Age is on Trump’s side. Two justices, Anthony Kennedy and Ruth Bader Ginsburg, are now in their 80s. Either one could retire (or even pass away) during his tenure, freeing additional seats. Justice Stephen Breyer, meanwhile, is 78.
So how might the court change?
Trump’s first pick for the court will already tilt the balance back in favour of the conservative camp. Kennedy is the longest-serving justice, and he tends to split his decisions between the left and the right. He has sided with the more liberal judges on decisions like the recent legalization of gay marriage.
If he, Ginsburg or Breyer (both of whom are left-leaning) were to leave the court before 2020, Trump would in all likelihood replace them with yet more conservatives, further tilting the balance in favour of the right.
“I think it’s disastrous for any liberal aspirations in terms of how the court will deal with issues of reproductive rights (or) affirmative action, going forward,” said University of Ottawa law professor and U.S. constitutional law expert Carissima Mathen.

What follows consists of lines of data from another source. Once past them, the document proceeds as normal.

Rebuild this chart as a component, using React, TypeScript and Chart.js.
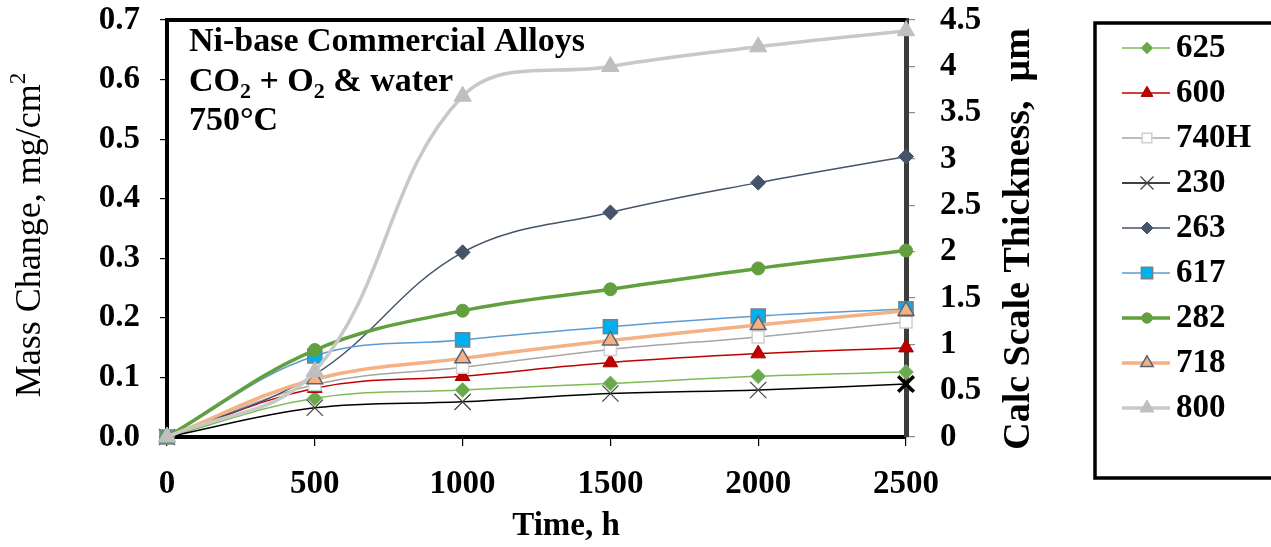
import React, { useEffect, useRef } from 'react';
import { Chart, registerables } from 'chart.js';
import { drawPoint } from 'chart.js/helpers';

Chart.register(...registerables);

// ---------- data ----------
const times = [0, 500, 1000, 1500, 2000, 2500];
const alloy625 = [0, 0.065, 0.079, 0.090, 0.102, 0.109];
const alloy600 = [0, 0.082, 0.102, 0.125, 0.140, 0.150];
const alloy740H = [0, 0.088, 0.117, 0.147, 0.168, 0.193];
const alloy230 = [0, 0.049, 0.059, 0.073, 0.079, 0.089];
const alloy263 = [0, 0.105, 0.310, 0.377, 0.427, 0.471];
const alloy617 = [0, 0.136, 0.163, 0.185, 0.203, 0.215];
const alloy282 = [0, 0.146, 0.212, 0.248, 0.283, 0.313];
const alloy718 = [0, 0.097, 0.132, 0.162, 0.188, 0.212];
const alloy800 = [0, 0.110, 0.572, 0.622, 0.655, 0.682];

const seriesNames = ['625', '600', '740H', '230', '263', '617', '282', '718', '800'];
const seriesValues = [alloy625, alloy600, alloy740H, alloy230, alloy263, alloy617, alloy282, alloy718, alloy800];

const xTickValues = [0, 500, 1000, 1500, 2000, 2500];
const leftTickValues = [0, 0.1, 0.2, 0.3, 0.4, 0.5, 0.6, 0.7];
const leftTickLabels = ['0.0', '0.1', '0.2', '0.3', '0.4', '0.5', '0.6', '0.7'];
const rightTickValues = [0, 0.5, 1, 1.5, 2, 2.5, 3, 3.5, 4, 4.5];
const rightTickLabels = ['0', '0.5', '1', '1.5', '2', '2.5', '3', '3.5', '4', '4.5'];

const xTitle = 'Time, h';
const leftTitle = 'Mass Change, mg/cm';
const leftTitleSup = '2';
const rightTitle = 'Calc Scale Thickness,  \u03bcm';
const noteLines = [
  [{ t: 'Ni-base Commercial Alloys' }],
  [{ t: 'CO' }, { t: '2', sub: true }, { t: ' + O' }, { t: '2', sub: true }, { t: ' & water' }],
  [{ t: '750\u00b0C' }],
];

// ---------- styles ----------
const FONT = "'Liberation Serif', 'Times New Roman', serif";
const seriesStyles = [
  { line: '#7DBB57', lw: 1.5, style: 'rectRot', fill: '#6AA84F', border: '#8CC46A', r: 7.5, bw: 1 },
  { line: '#C00000', lw: 1.5, style: 'triangle', fill: '#C00000', border: '#A00000', r: 8.5, bw: 1 },
  { line: '#A6A6A6', lw: 1.5, style: 'rect', fill: '#FFFFFF', border: '#D0D0D0', r: 8.5, bw: 1.5 },
  { line: '#000000', lw: 1.5, style: 'crossRot', fill: '#000000', border: '#404040', r: 11.5, bw: 1.2 },
  { line: '#44546A', lw: 1.5, style: 'rectRot', fill: '#44546A', border: '#44546A', r: 7.5, bw: 1 },
  { line: '#5B9BD5', lw: 1.5, style: 'rect', fill: '#00B0F0', border: '#7F7F7F', r: 10, bw: 1.5 },
  { line: '#62A03F', lw: 3.5, style: 'circle', fill: '#62A03F', border: '#62A03F', r: 6.5, bw: 1 },
  { line: '#F4B183', lw: 3.5, style: 'triangle', fill: '#F4B183', border: '#5A6478', r: 9, bw: 1.5 },
  { line: '#C8C8C8', lw: 3.5, style: 'triangle', fill: '#BFBFBF', border: '#BFBFBF', r: 10, bw: 1 },
];

function drawRotatedText(ctx: CanvasRenderingContext2D, cx: number, cy: number, parts: { t: string; font: string; dy?: number }[]) {
  ctx.save();
  ctx.translate(cx, cy);
  ctx.rotate(-Math.PI / 2);
  let total = 0;
  for (const p of parts) {
    ctx.font = p.font;
    total += ctx.measureText(p.t).width;
  }
  let x = -total / 2;
  ctx.textAlign = 'left';
  ctx.textBaseline = 'middle';
  ctx.fillStyle = '#000';
  for (const p of parts) {
    ctx.font = p.font;
    ctx.fillText(p.t, x, p.dy || 0);
    x += ctx.measureText(p.t).width;
  }
  ctx.restore();
}

const zeroPad = (scale: any) => {
  scale.paddingTop = 0;
  scale.paddingBottom = 0;
  scale.paddingLeft = 0;
  scale.paddingRight = 0;
};

const decorPlugin = {
  id: 'decor',
  beforeDatasetsDraw(chart: any) {
    const { ctx, chartArea: a } = chart;
    ctx.save();
    ctx.strokeStyle = '#000';
    ctx.lineWidth = 4;
    ctx.beginPath();
    ctx.moveTo(a.left - 2, a.top);
    ctx.lineTo(a.right, a.top);
    ctx.stroke();
    ctx.restore();
  },
  afterDraw(chart: any) {
    const ctx: CanvasRenderingContext2D = chart.ctx;
    const a = chart.chartArea;
    ctx.save();

    // annotation text
    const noteFont = `bold 34px ${FONT}`;
    const subFont = `bold 22px ${FONT}`;
    ctx.fillStyle = '#000';
    ctx.textBaseline = 'alphabetic';
    ctx.textAlign = 'left';
    noteLines.forEach((line, i) => {
      let x = a.left + 22;
      const y = a.top + 31 + i * 39.5;
      for (const seg of line as any[]) {
        ctx.font = seg.sub ? subFont : noteFont;
        ctx.fillText(seg.t, x, seg.sub ? y + 7 : y);
        x += ctx.measureText(seg.t).width;
      }
    });

    // x title
    ctx.font = `bold 33px ${FONT}`;
    ctx.textAlign = 'center';
    ctx.textBaseline = 'middle';
    ctx.fillText(xTitle, 566, 526);

    // left title
    drawRotatedText(ctx, 31, 235, [
      { t: leftTitle, font: `36px ${FONT}` },
      { t: leftTitleSup, font: `23px ${FONT}`, dy: -12 },
    ]);

    // right title
    drawRotatedText(ctx, 1019, 239, [{ t: rightTitle, font: `bold 38px ${FONT}` }]);

    // legend
    ctx.strokeStyle = '#000';
    ctx.lineWidth = 3.5;
    ctx.strokeRect(1095, 23, 220, 455);
    seriesNames.forEach((name, i) => {
      const s = seriesStyles[i];
      const y = 48 + i * 45;
      ctx.strokeStyle = s.line;
      ctx.lineWidth = s.lw;
      ctx.beginPath();
      ctx.moveTo(1122, y);
      ctx.lineTo(1170, y);
      ctx.stroke();
      ctx.fillStyle = s.fill;
      ctx.strokeStyle = s.border;
      ctx.lineWidth = s.bw;
      drawPoint(ctx, { pointStyle: s.style as any, rotation: 0, radius: s.r * 0.8, borderWidth: s.bw }, 1147, y);
      ctx.fillStyle = '#000';
      ctx.font = `bold 33px ${FONT}`;
      ctx.textAlign = 'left';
      ctx.textBaseline = 'middle';
      ctx.fillText(name, 1176, y);
    });

    ctx.restore();
  },
};

export default function App() {
  const canvasRef = useRef<HTMLCanvasElement | null>(null);

  useEffect(() => {
    const canvas = canvasRef.current;
    if (!canvas) return;
    const n = seriesNames.length;
    const datasets = seriesNames.map((name, i) => {
      const s = seriesStyles[i];
      const isBoldLast = name === '230';
      return {
        label: name,
        data: times.map((t, j) => ({ x: t, y: seriesValues[i][j] })),
        yAxisID: 'y',
        borderColor: s.line,
        borderWidth: s.lw,
        backgroundColor: s.fill,
        pointStyle: s.style,
        pointRadius: isBoldLast ? times.map((_, j) => (j === times.length - 1 ? 11 : s.r)) : s.r,
        pointBackgroundColor: s.fill,
        pointBorderColor: isBoldLast ? times.map((_, j) => (j === times.length - 1 ? '#000' : s.border)) : s.border,
        pointBorderWidth: isBoldLast ? times.map((_, j) => (j === times.length - 1 ? 3.5 : s.bw)) : s.bw,
        tension: 0.38,
        clip: false as any,
        order: n - i,
        fill: false,
      };
    });

    const chart = new Chart(canvas, {
      type: 'line',
      data: { datasets: datasets as any },
      options: {
        responsive: false,
        animation: false,
        events: [],
        layout: { padding: { top: 20, left: 0, right: 0, bottom: 0 } },
        plugins: { legend: { display: false }, tooltip: { enabled: false } },
        scales: {
          x: {
            type: 'linear',
            min: 0,
            max: 2500,
            afterBuildTicks: (scale: any) => {
              scale.ticks = xTickValues.map((v) => ({ value: v }));
            },
            afterFit: (scale: any) => {
              scale.height = 110;
              zeroPad(scale);
            },
            ticks: {
              color: '#000',
              font: { family: FONT, size: 33, weight: 'bold' },
              padding: 19,
              maxRotation: 0,
              autoSkip: false,
              callback: (v: any) => String(v),
            },
            grid: { drawOnChartArea: false, drawTicks: true, tickLength: 9, color: '#000', lineWidth: 1.2 },
            border: { display: true, color: '#000', width: 4 },
          },
          y: {
            type: 'linear',
            position: 'left',
            min: 0,
            max: 0.7,
            afterBuildTicks: (scale: any) => {
              scale.ticks = leftTickValues.map((v) => ({ value: v }));
            },
            afterFit: (scale: any) => {
              scale.width = 167;
              zeroPad(scale);
            },
            ticks: {
              color: '#000',
              font: { family: FONT, size: 33, weight: 'bold' },
              padding: 20,
              autoSkip: false,
              callback: (v: any) => {
                const k = leftTickValues.findIndex((t) => Math.abs(t - v) < 1e-9);
                return k >= 0 ? leftTickLabels[k] : '';
              },
            },
            grid: { drawOnChartArea: false, drawTicks: true, tickLength: 7, color: '#000', lineWidth: 1.2 },
            border: { display: true, color: '#000', width: 4 },
          },
          y2: {
            type: 'linear',
            position: 'right',
            min: 0,
            max: 4.5,
            afterBuildTicks: (scale: any) => {
              scale.ticks = rightTickValues.map((v) => ({ value: v }));
            },
            afterFit: (scale: any) => {
              scale.width = 365;
              zeroPad(scale);
            },
            ticks: {
              color: '#000',
              font: { family: FONT, size: 33, weight: 'bold' },
              padding: 25,
              autoSkip: false,
              callback: (v: any) => {
                const k = rightTickValues.findIndex((t) => Math.abs(t - v) < 1e-9);
                return k >= 0 ? rightTickLabels[k] : '';
              },
            },
            grid: { drawOnChartArea: false, drawTicks: true, tickLength: 9, color: '#8C8C8C', lineWidth: 1.2 },
            border: { display: true, color: '#3C3C3C', width: 5 },
          },
        },
      } as any,
      plugins: [decorPlugin],
    });
    return () => chart.destroy();
  }, []);

  return (
    <div style={{ position: 'fixed', left: 0, top: 0, width: 1271, height: 547, background: '#fff' }}>
      <canvas ref={canvasRef} width={1271} height={547} style={{ display: 'block', width: 1271, height: 547 }} />
    </div>
  );
}
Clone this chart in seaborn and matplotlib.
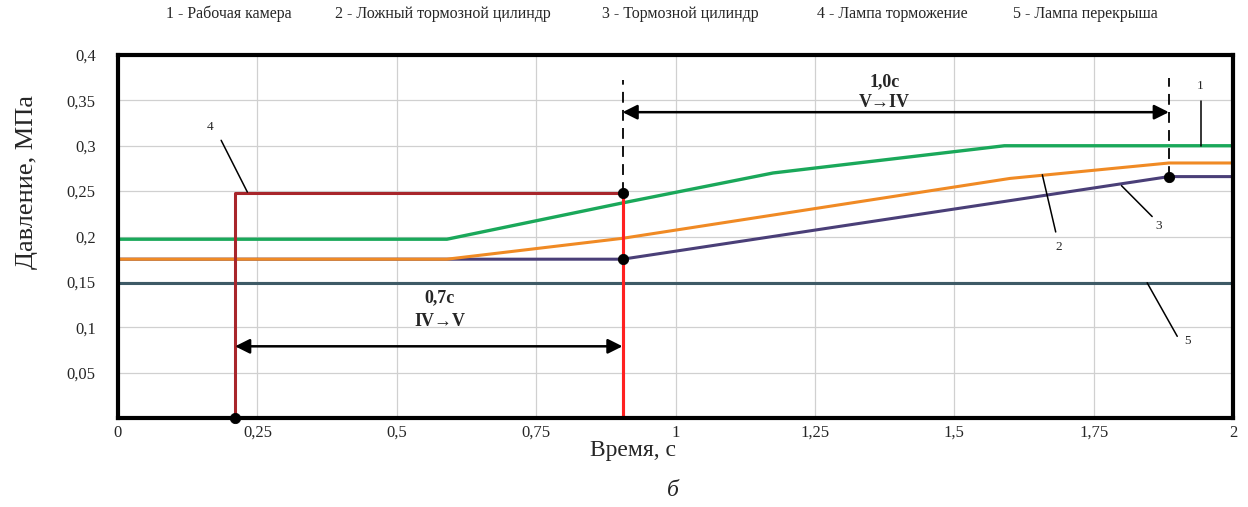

What will this mean for the average American?
Trump has already predicted that America’s seminal abortion ruling, Roe v. Wade, will be overturned during his administration. That could affect a woman’s right to access a legal abortion in the United States.
“If we put another two or perhaps three justices, that will happen,” Trump said during the third presidential debate. “That will happen automatically, in my opinion, because I am putting pro-life justices on the court.”
WATCH: Donald Trump pressed to clarify his position on abortion
According to Mathen, there must first be a challenge to the law.
“You’d need to have a state that would legislate in clear violation of Roe v. Wade, so just make abortion per se illegal, and have that go up,” Mathen explained.
Once the case reaches the highest court in the land, even right-leaning justices might be reluctant to contravene a doctrine known as “Stare Decisis,” or “let the decision stand.”
“Is the court prepared to overrule itself? One of the features of precedent, especially with a high court, is that you don’t overrule a past decision just because you think it’s wrong,” Mathen said.
“But could Roe v. Wade be up for grabs? I think it could.”
A more right-leaning court could also deal a blow to affirmative action laws and campaign finance laws, Mathen confirmed. And yes, gun laws could be affected, too.
One of Trump’s central campaign planks was the protection and preservation of the right to bear arms.
A 2008 Supreme Court ruling reaffirmed that the U.S. Constitution protects the right to bear arms, but that decision has not been used for much yet — except to invalidate outright handgun bans.
Trump has repeatedly said that he would seek to bolster the Second Amendment, citing judicial appointments as a way of accomplishing that goal.
A lot could depend on whether the older justices will outlast Trump, Mathen noted. If they do, the court may remain split, with Kennedy remaining the deciding vote in favour of more liberal rulings.